WHAT YOU ARE ASKED TO DO —
Return all the data below as it stands, minus the pictures.

□ □ □ □ □

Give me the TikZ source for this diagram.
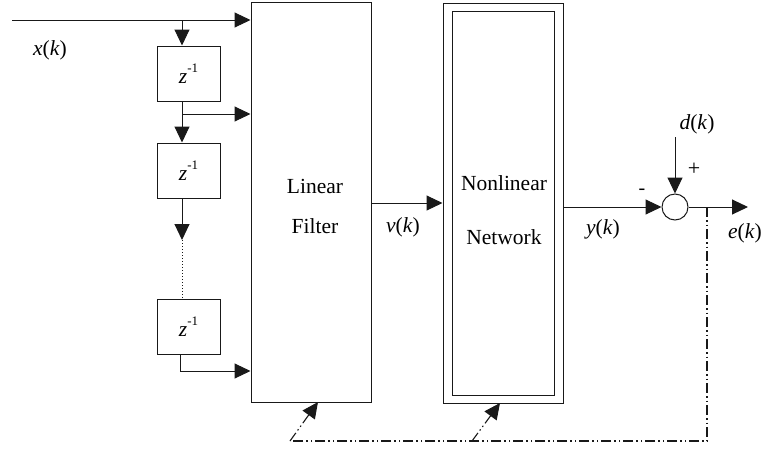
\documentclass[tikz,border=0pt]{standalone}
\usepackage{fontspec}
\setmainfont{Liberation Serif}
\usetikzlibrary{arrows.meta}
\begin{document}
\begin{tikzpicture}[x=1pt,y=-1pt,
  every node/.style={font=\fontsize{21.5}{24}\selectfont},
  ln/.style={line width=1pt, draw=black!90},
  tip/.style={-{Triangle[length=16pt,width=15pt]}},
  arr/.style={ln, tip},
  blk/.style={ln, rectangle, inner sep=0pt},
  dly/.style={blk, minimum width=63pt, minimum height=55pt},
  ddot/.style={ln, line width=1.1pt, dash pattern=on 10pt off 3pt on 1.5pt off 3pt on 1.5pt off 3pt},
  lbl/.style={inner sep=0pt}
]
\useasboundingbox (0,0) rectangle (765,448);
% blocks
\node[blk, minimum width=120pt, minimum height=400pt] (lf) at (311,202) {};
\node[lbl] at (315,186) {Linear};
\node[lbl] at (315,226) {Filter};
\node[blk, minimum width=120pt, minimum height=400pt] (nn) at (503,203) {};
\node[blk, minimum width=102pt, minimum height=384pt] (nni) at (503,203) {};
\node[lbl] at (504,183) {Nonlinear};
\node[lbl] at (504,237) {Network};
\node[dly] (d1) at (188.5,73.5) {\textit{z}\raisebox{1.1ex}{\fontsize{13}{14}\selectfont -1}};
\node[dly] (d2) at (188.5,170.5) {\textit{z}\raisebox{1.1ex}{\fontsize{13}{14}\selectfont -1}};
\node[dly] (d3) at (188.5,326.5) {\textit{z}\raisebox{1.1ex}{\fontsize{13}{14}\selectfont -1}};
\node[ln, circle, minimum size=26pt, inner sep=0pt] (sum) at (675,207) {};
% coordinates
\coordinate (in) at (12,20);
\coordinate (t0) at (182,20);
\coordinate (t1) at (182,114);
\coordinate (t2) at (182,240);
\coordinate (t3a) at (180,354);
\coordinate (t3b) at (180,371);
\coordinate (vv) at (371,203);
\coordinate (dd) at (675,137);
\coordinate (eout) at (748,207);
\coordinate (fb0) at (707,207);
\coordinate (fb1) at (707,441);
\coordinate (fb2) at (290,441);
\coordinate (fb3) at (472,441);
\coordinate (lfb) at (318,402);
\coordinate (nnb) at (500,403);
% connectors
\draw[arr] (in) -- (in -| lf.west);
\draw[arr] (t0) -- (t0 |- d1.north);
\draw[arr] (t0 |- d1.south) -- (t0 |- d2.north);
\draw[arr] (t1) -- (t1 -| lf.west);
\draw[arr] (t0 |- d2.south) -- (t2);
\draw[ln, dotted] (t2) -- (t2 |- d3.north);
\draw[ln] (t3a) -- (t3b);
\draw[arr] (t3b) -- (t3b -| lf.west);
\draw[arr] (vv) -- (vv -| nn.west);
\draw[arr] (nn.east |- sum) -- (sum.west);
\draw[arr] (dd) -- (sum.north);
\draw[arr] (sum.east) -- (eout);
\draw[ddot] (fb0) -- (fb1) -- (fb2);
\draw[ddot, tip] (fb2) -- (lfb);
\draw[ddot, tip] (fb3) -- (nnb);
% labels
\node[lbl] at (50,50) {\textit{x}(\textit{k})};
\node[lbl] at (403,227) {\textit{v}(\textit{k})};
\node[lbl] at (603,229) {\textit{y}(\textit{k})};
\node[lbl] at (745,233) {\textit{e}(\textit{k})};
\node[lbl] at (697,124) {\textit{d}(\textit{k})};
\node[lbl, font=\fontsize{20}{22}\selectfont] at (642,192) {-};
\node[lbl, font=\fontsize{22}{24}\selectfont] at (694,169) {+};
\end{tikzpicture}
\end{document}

□ □ □ □ □

WRITTEN ANSWER —
Give me the TikZ source for this diagram.
\documentclass[tikz,border=0pt]{standalone}
\usepackage{fontspec}
\setmainfont{Liberation Serif}
\usetikzlibrary{arrows.meta}
\begin{document}
\begin{tikzpicture}[x=1pt,y=-1pt,
  every node/.style={font=\fontsize{21.5}{24}\selectfont},
  ln/.style={line width=1pt, draw=black!90},
  tip/.style={-{Triangle[length=16pt,width=15pt]}},
  arr/.style={ln, tip},
  blk/.style={ln, rectangle, inner sep=0pt},
  dly/.style={blk, minimum width=63pt, minimum height=55pt},
  ddot/.style={ln, line width=1.1pt, dash pattern=on 10pt off 3pt on 1.5pt off 3pt on 1.5pt off 3pt},
  lbl/.style={inner sep=0pt}
]
\useasboundingbox (0,0) rectangle (765,448);
% blocks
\node[blk, minimum width=120pt, minimum height=400pt] (lf) at (311,202) {};
\node[lbl] at (315,186) {Linear};
\node[lbl] at (315,226) {Filter};
\node[blk, minimum width=120pt, minimum height=400pt] (nn) at (503,203) {};
\node[blk, minimum width=102pt, minimum height=384pt] (nni) at (503,203) {};
\node[lbl] at (504,183) {Nonlinear};
\node[lbl] at (504,237) {Network};
\node[dly] (d1) at (188.5,73.5) {\textit{z}\raisebox{1.1ex}{\fontsize{13}{14}\selectfont -1}};
\node[dly] (d2) at (188.5,170.5) {\textit{z}\raisebox{1.1ex}{\fontsize{13}{14}\selectfont -1}};
\node[dly] (d3) at (188.5,326.5) {\textit{z}\raisebox{1.1ex}{\fontsize{13}{14}\selectfont -1}};
\node[ln, circle, minimum size=26pt, inner sep=0pt] (sum) at (675,207) {};
% coordinates
\coordinate (in) at (12,20);
\coordinate (t0) at (182,20);
\coordinate (t1) at (182,114);
\coordinate (t2) at (182,240);
\coordinate (t3a) at (180,354);
\coordinate (t3b) at (180,371);
\coordinate (vv) at (371,203);
\coordinate (dd) at (675,137);
\coordinate (eout) at (748,207);
\coordinate (fb0) at (707,207);
\coordinate (fb1) at (707,441);
\coordinate (fb2) at (290,441);
\coordinate (fb3) at (472,441);
\coordinate (lfb) at (318,402);
\coordinate (nnb) at (500,403);
% connectors
\draw[arr] (in) -- (in -| lf.west);
\draw[arr] (t0) -- (t0 |- d1.north);
\draw[arr] (t0 |- d1.south) -- (t0 |- d2.north);
\draw[arr] (t1) -- (t1 -| lf.west);
\draw[arr] (t0 |- d2.south) -- (t2);
\draw[ln, dotted] (t2) -- (t2 |- d3.north);
\draw[ln] (t3a) -- (t3b);
\draw[arr] (t3b) -- (t3b -| lf.west);
\draw[arr] (vv) -- (vv -| nn.west);
\draw[arr] (nn.east |- sum) -- (sum.west);
\draw[arr] (dd) -- (sum.north);
\draw[arr] (sum.east) -- (eout);
\draw[ddot] (fb0) -- (fb1) -- (fb2);
\draw[ddot, tip] (fb2) -- (lfb);
\draw[ddot, tip] (fb3) -- (nnb);
% labels
\node[lbl] at (50,50) {\textit{x}(\textit{k})};
\node[lbl] at (403,227) {\textit{v}(\textit{k})};
\node[lbl] at (603,229) {\textit{y}(\textit{k})};
\node[lbl] at (745,233) {\textit{e}(\textit{k})};
\node[lbl] at (697,124) {\textit{d}(\textit{k})};
\node[lbl, font=\fontsize{20}{22}\selectfont] at (642,192) {-};
\node[lbl, font=\fontsize{22}{24}\selectfont] at (694,169) {+};
\end{tikzpicture}
\end{document}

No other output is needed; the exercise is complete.